Bankers Group Sues Credit Union Regulator
The long-simmering ill-will between banks and credit unions spilled over into litigation as the Independent Community Bankers of America filed an unprecedented lawsuit against the National Credit Union Administration (NCUA) regarding the regulator’s commercial lending rule issued earlier this year. If allowed to stand, the NCUA’s final rule would allow tax-exempt credit unions to exceed limitations on commercial lending activity established by Congress while relaxing regulatory oversight—putting consumers and the financial system at risk.
The ICBA argued that the NCUA is creating “a huge loophole” through the rule, which allows credit unions to exclude nonmember commercial loans or participations from its calculation of the member business loan cap. The ICBA added that this rule violates “the plain language of the Federal Credit Union Act, as amended by the Credit Union Membership Access Act.”
“The NCUA is attempting to unilaterally expand loopholes for tax-exempt credit unions by side-stepping Congress and putting consumers at risk,” ICBA President and CEO Camden R. Fine said today. “This unlawful rule from the NCUA is the latest example of the agency stretching the law beyond its breaking point to serve as the tax-exempt credit union industry’s regulatory rubber stamp.”

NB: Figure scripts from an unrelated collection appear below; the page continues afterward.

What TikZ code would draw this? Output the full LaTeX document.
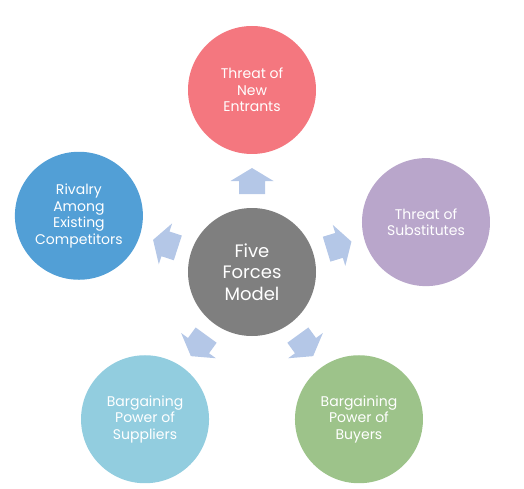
\documentclass[tikz,border=0pt]{standalone}
\usepackage{fontspec}
\setmainfont{Poppins}
\definecolor{cTop}{HTML}{F4777F}
\definecolor{cRight}{HTML}{B9A6CB}
\definecolor{cLeft}{HTML}{529FD6}
\definecolor{cBL}{HTML}{92CDDF}
\definecolor{cBR}{HTML}{9DC38A}
\definecolor{cMid}{HTML}{7F7F7F}
\definecolor{cArrow}{HTML}{B4C7E7}
\tikzset{
  force/.style={circle, minimum size=128pt, inner sep=0pt, text=white, align=center,
    font=\fontsize{14}{16.5}\selectfont},
  hub/.style={force, font=\fontsize{18}{21.5}\selectfont},
  blockarrow/.style={fill=cArrow}
}
\begin{document}
\begin{tikzpicture}[x=1pt,y=1pt]
\useasboundingbox (0,0) rectangle (524,488);
\coordinate (O) at (252,216);
\node[hub, fill=cMid] (mid) at (O) {Five\\Forces\\Model};
\node[force, fill=cTop] (top) at ([shift={(90:182)}]O) {Threat of\\New\\Entrants};
\node[force, fill=cRight] (right) at ([shift={(16:181)}]O) {Threat of\\Substitutes};
\node[force, fill=cLeft] (left) at ([shift={(162:182)}]O) {Rivalry\\Among\\Existing\\Competitors};
\node[force, fill=cBL] (bl) at ([shift={(-126:182)}]O) {Bargaining\\Power of\\Suppliers};
\node[force, fill=cBR] (br) at ([shift={(-54:182)}]O) {Bargaining\\Power of\\Buyers};
\foreach \a in {90,17,162,-54,-126}{
  \fill[blockarrow, shift={(252,216)}, rotate=\a]
    (78,-13) -- (91,-13) -- (91,-21.5) -- (104,0) -- (91,21.5) -- (91,13) -- (78,13) -- cycle;
}
\end{tikzpicture}
\end{document}
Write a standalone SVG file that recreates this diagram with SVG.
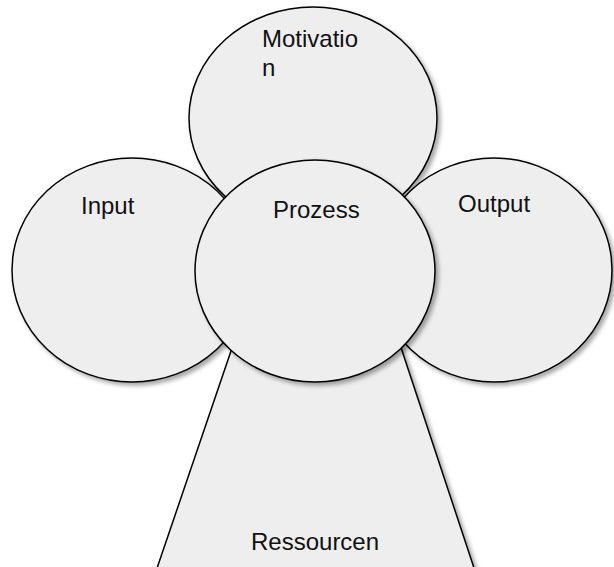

Fine added that the community banks represented by his organization were adamant that credit unions “should not be allowed to continue expanding its lending authority as long as it remains exempt from taxation and the federal financial regulations that taxpaying community banks are obligated to meet.”
The lawsuit, Independent Community Bankers of America v. National Credit Union Administration, was filed in the U.S. District Court of the Eastern District of Virginia. The NCUA did not issue a public comment on the lawsuit, although separately it issued a report stating that total loans outstanding at federally insured credit unions reached $823.4 billion at the end of the second quarter, a 10.5 percent spike from one year earlier, while total real estate lending for credit unions in the second quarter increased by 8.7 percent to $411.2 billion.